Star position

Star position in the sky is defined by a pair of angles. These two angles - which refer to the celestial equator - are called declination (abbrev. δ or Dec) and right ascension (α or RA).

While δ is given in degrees (from +90° at the celestial north pole to -90° at the south pole), α is usually given in hours (0 ... 24h). This is due to the observation technique of star transits, which cross the eyepiece of telescopes because of Earth's rotation. The observation techniques are topics of position astronomy and of astrogeodesy.

Ideally the two-dimensional coordinate system α, δ refers to an inertial frame of reference; the 3rd coordinate is the star distance which normally is used as an attribute of the individual star.
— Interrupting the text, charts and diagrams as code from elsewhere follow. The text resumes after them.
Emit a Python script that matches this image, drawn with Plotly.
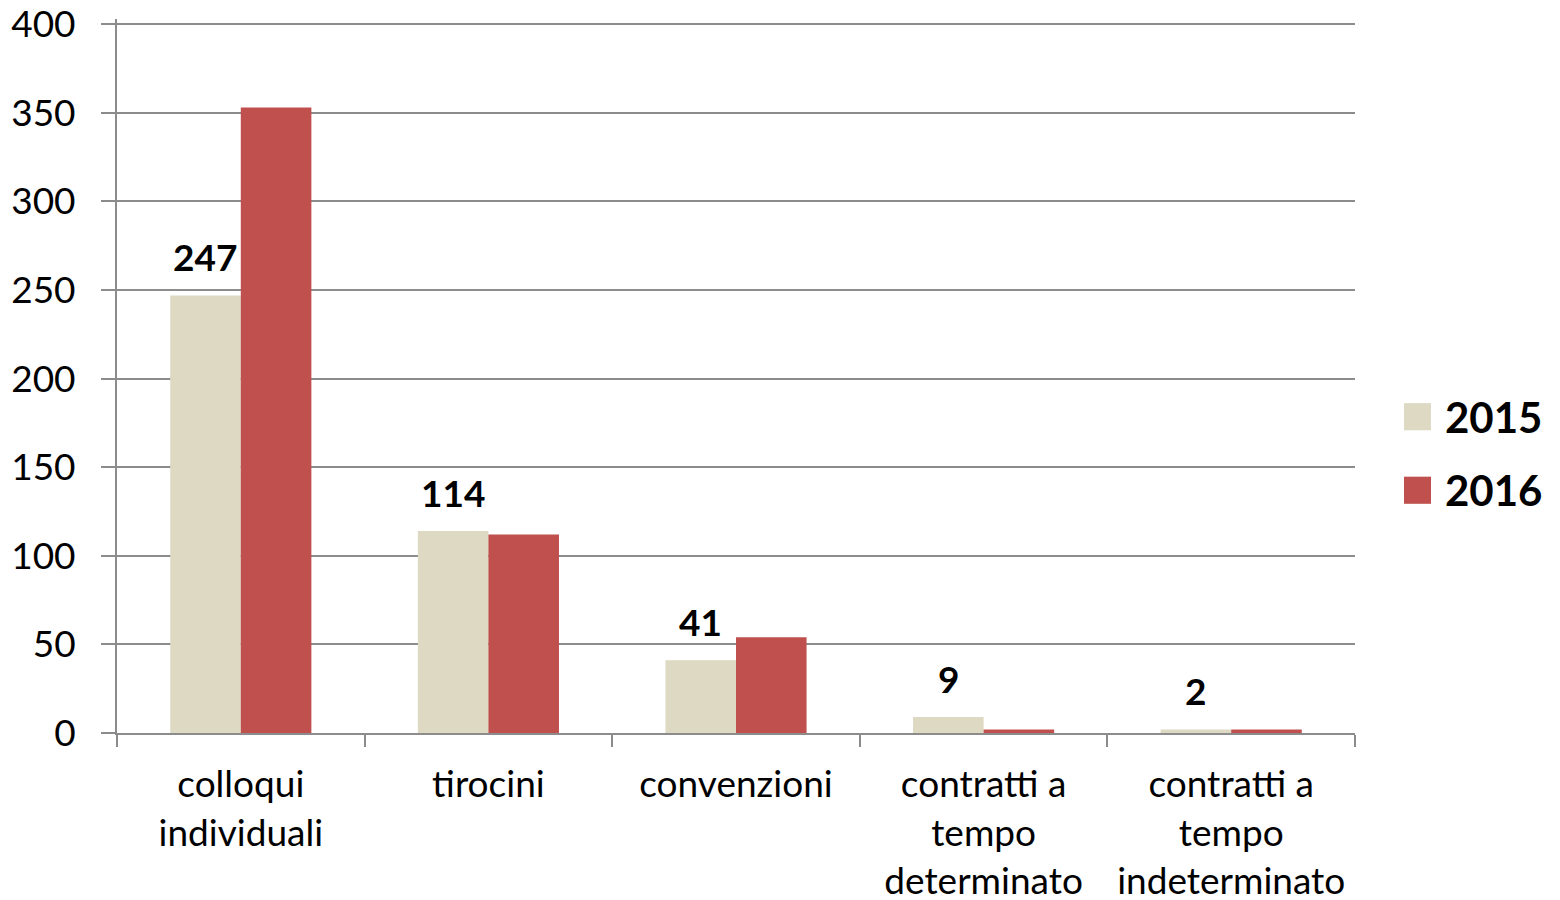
import plotly.graph_objects as go

categories = ["colloqui<br>individuali", "tirocini", "convenzioni",
              "contratti a<br>tempo<br>determinato", "contratti a<br>tempo<br>indeterminato"]
values_2015 = [247, 114, 41, 9, 2]
values_2016 = [353, 112, 54, 2, 2]
series_names = ["2015", "2016"]
series_colors = ["#DDD9C3", "#C0504D"]
y_ticks = [0, 50, 100, 150, 200, 250, 300, 350, 400]
Y_MAX = 403

FONT = "Lato"
fig = go.Figure()
for name, vals, col in zip(series_names, [values_2015, values_2016], series_colors):
    fig.add_trace(go.Bar(
        name=name, x=categories, y=vals,
        marker=dict(color=col, line=dict(width=0)),
        showlegend=False,
    ))

# data labels for 2015 series (above the left bar of each group)
for c, v in zip(categories, values_2015):
    fig.add_annotation(
        x=c, y=v, text=f"<b>{v}</b>", showarrow=False,
        xanchor="center", yanchor="bottom", xshift=-35.5, yshift=14,
        font=dict(family=FONT, size=37, color="black"),
    )

# custom legend (larger swatches than plotly's built-in legend)
legend_y = [0.443, 0.340]
for name, col, ly in zip(series_names, series_colors, legend_y):
    fig.add_shape(type="rect", xref="paper", yref="paper",
                  x0=1.0396, x1=1.0614, y0=ly - 0.019, y1=ly + 0.019,
                  fillcolor=col, line=dict(width=0))
    fig.add_annotation(xref="paper", yref="paper", x=1.0711, y=ly,
                       text=f"<b>{name}</b>", showarrow=False,
                       xanchor="left", yanchor="middle",
                       font=dict(family=FONT, size=42, color="black"))

fig.update_layout(
    width=1560, height=900,
    margin=dict(l=109, r=213, t=11, b=175, autoexpand=False),
    paper_bgcolor="white", plot_bgcolor="white",
    barmode="group", bargap=0.43, bargroupgap=0,
    font=dict(family=FONT, size=37, color="black"),
    showlegend=False,
)
fig.update_xaxes(
    showline=True, linecolor="#8C8C8C", linewidth=2,
    ticks="outside", tickson="boundaries", ticklen=12, tickcolor="#8C8C8C", tickwidth=2,
    tickfont=dict(family=FONT, size=37), showgrid=False, automargin=False,
    ticklabelstandoff=18,
)
fig.update_yaxes(
    range=[0, Y_MAX], tickvals=y_ticks,
    showline=True, linecolor="#8C8C8C", linewidth=2,
    ticks="outside", ticklen=14, tickcolor="#8C8C8C", tickwidth=2,
    showgrid=True, gridcolor="#8C8C8C", gridwidth=2,
    tickfont=dict(family=FONT, size=37), zeroline=False, automargin=False,
    ticklabelstandoff=18, ticklabeloverflow="allow",
)
fig.write_html("out.html")
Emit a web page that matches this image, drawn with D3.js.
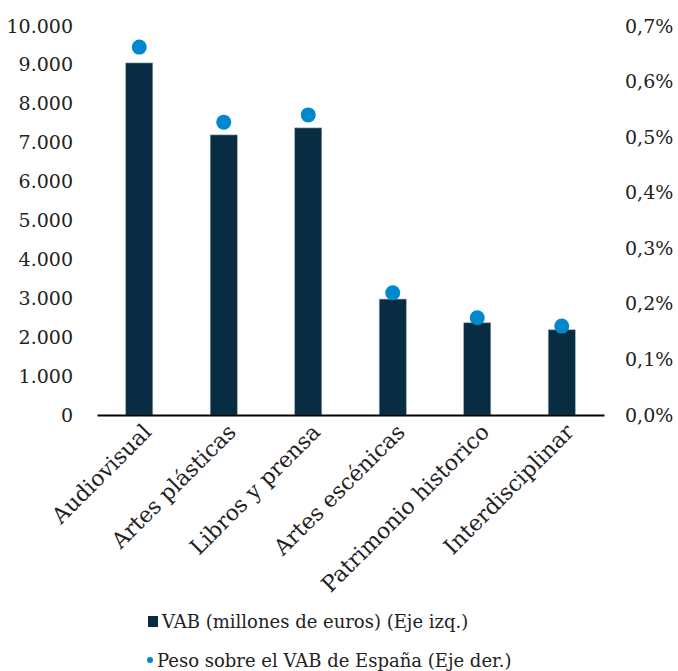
<!DOCTYPE html>
<html>
<head>
<meta charset="utf-8">
<script src="https://cdn.jsdelivr.net/npm/d3@7"></script>
<style>
  body { margin: 0; background: #fff; }
  text { font-family: "DejaVu Serif", serif; fill: #222; }
</style>
</head>
<body>
<div id="chart"></div>
<script>
const categories = ["Audiovisual", "Artes plásticas", "Libros y prensa", "Artes escénicas", "Patrimonio historico", "Interdisciplinar"];
const vab = [9050, 7200, 7380, 2980, 2370, 2190];
const peso = [0.662, 0.527, 0.540, 0.220, 0.175, 0.160];
const leftTicks = [0, 1000, 2000, 3000, 4000, 5000, 6000, 7000, 8000, 9000, 10000];
const rightTicks = [0, 0.1, 0.2, 0.3, 0.4, 0.5, 0.6, 0.7];
const legendLabels = ["VAB (millones de euros) (Eje izq.)", "Peso sobre el VAB de España (Eje der.)"];

const W = 678, H = 671;
const margin = { top: 26, right: 74, bottom: 256, left: 97 };
const width = W - margin.left - margin.right;
const height = H - margin.top - margin.bottom;

const svg = d3.select("#chart").append("svg")
  .attr("width", W).attr("height", H);
const g = svg.append("g").attr("transform", `translate(${margin.left},${margin.top})`);

const x = d3.scaleBand().domain(categories).range([0, width]).paddingInner(0.68).paddingOuter(0.34);
const y = d3.scaleLinear().domain([0, 10000]).range([height, 0]);
const y2 = d3.scaleLinear().domain([0, 0.7]).range([height, 0]);

const fmtL = d => d3.format(",")(d).replace(/,/g, ".");
const fmtR = d => d3.format(".1f")(d).replace(".", ",") + "%";

// left axis
const ax = g.append("g").call(d3.axisLeft(y).tickValues(leftTicks).tickFormat(fmtL).tickSize(0).tickPadding(24));
ax.select(".domain").remove();
ax.selectAll("text").style("font-size", "19px");

// right axis
const ax2 = g.append("g").attr("transform", `translate(${width},0)`)
  .call(d3.axisRight(y2).tickValues(rightTicks).tickFormat(fmtR).tickSize(0).tickPadding(21));
ax2.select(".domain").remove();
ax2.selectAll("text").style("font-size", "19px");

// bars
g.selectAll("rect.bar").data(vab).enter().append("rect")
  .attr("class", "bar")
  .attr("x", (d, i) => x(categories[i]))
  .attr("y", d => y(d))
  .attr("width", x.bandwidth())
  .attr("height", d => height - y(d))
  .attr("fill", "#082d42")
  .attr("stroke", "#8fa3ad").attr("stroke-width", 0.6);

// x axis
const xa = g.append("g").attr("transform", `translate(0,${height})`)
  .call(d3.axisBottom(x).tickSize(0).tickPadding(10));
xa.select(".domain").attr("stroke", "#000").attr("stroke-width", 2);
xa.selectAll("text")
  .style("font-size", "22px")
  .attr("text-anchor", "end")
  .attr("dy", "0.6em")
  .attr("transform", "translate(-3,2) rotate(-45)");

// dots
g.selectAll("circle.dot").data(peso).enter().append("circle")
  .attr("class", "dot")
  .attr("cx", (d, i) => x(categories[i]) + x.bandwidth() / 2)
  .attr("cy", d => y2(d))
  .attr("r", 7.5)
  .attr("fill", "#0088ce");

// legend
const lg = svg.append("g");
lg.append("rect").attr("x", 148).attr("y", 616).attr("width", 10).attr("height", 11).attr("fill", "#082d42");
lg.append("text").attr("x", 162).attr("y", 628).style("font-size", "18px").text(legendLabels[0]);
lg.append("circle").attr("cx", 150).attr("cy", 660).attr("r", 3).attr("fill", "#0088ce");
lg.append("text").attr("x", 157).attr("y", 667).style("font-size", "18px").text(legendLabels[1]);
</script>
</body>
</html>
Star positions are changing in time, caused by

  1. precession and nutation – slow tilts of Earth's axis with rates of 50 arcseconds and 2 arcseconds respectively, per year;
  2. aberration and parallax – effects of Earth's orbit around the Sun;
  3. proper motion of the individual stars.
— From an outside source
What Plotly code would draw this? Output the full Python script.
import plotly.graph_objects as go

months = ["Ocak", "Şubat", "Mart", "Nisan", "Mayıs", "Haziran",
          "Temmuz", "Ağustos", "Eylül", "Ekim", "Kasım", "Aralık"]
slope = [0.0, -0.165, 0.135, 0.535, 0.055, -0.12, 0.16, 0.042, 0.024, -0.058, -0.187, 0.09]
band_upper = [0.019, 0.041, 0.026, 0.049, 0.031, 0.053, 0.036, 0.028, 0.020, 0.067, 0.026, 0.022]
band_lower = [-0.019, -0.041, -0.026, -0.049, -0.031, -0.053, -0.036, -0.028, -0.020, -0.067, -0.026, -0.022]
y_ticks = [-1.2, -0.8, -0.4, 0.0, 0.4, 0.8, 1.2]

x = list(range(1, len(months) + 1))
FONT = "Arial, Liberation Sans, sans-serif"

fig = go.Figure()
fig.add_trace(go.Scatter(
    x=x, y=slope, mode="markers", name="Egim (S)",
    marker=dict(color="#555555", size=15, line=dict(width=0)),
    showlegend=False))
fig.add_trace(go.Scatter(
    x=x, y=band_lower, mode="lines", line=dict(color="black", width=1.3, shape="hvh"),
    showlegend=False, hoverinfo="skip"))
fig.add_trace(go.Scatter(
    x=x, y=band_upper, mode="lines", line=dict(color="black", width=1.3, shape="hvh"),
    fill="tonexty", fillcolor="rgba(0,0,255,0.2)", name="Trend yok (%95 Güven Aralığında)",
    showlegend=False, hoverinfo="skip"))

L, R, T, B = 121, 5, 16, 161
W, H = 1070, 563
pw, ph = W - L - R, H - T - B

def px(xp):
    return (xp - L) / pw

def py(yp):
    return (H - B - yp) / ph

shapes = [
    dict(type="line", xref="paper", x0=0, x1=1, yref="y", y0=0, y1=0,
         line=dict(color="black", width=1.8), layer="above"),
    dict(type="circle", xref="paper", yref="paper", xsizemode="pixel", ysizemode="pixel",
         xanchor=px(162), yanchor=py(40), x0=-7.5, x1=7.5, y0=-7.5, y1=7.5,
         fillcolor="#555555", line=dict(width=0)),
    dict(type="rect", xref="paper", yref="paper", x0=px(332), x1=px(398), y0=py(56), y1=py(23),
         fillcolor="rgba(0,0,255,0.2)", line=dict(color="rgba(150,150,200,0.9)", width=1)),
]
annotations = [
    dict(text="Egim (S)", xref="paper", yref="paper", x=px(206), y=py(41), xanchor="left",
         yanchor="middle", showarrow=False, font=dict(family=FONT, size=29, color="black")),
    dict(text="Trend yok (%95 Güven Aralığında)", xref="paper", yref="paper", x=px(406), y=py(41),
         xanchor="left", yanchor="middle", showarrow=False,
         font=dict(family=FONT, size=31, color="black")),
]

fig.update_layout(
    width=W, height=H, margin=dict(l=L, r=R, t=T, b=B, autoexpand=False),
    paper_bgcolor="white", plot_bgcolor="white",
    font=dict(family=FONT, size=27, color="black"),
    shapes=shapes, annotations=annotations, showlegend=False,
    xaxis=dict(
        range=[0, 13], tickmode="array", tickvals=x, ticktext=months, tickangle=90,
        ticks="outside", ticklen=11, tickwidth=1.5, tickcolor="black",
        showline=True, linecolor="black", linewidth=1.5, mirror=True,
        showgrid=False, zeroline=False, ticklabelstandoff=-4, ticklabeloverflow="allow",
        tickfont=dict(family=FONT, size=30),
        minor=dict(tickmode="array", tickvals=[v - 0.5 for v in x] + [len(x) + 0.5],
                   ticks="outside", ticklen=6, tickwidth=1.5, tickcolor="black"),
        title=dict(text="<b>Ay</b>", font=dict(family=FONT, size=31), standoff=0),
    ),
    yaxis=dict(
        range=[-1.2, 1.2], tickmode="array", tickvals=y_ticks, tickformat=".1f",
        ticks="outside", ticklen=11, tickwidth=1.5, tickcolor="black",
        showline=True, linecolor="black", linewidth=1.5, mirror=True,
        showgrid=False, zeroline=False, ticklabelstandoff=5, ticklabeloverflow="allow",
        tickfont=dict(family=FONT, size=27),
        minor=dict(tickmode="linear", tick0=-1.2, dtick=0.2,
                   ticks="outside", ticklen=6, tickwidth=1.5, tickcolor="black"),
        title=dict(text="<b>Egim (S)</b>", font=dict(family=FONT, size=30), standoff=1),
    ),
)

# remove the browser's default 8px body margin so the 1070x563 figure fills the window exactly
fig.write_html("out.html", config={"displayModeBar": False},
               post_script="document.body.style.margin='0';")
The effects 1 and 2 are considered by so-called mean places of stars, contrary to their apparent places as seen from the moving Earth. Usually the mean places refer to a special epoch, e.g. 1950.0 or 2000.0. The 3rd effect has to be handled individually.

The star positions α, δ are compiled in several star catalogues of different volume and accuracy. Absolute and very precise coordinates of 1000-3000 stars are collected in Fundamental catalogues, starting with the FK (Berlin ~1890) up to the modern FK6.

Relative coordinates of numerous stars are collected in catalogues like the Bonner Durchmusterung (Germany 1852-1862, 200.000 rough positions), the SAO catalogue (USA 1966, 250.000 astrometric stars) or the Hipparcos and Tycho catalogue (110.000 and 2 million stars by space astrometry).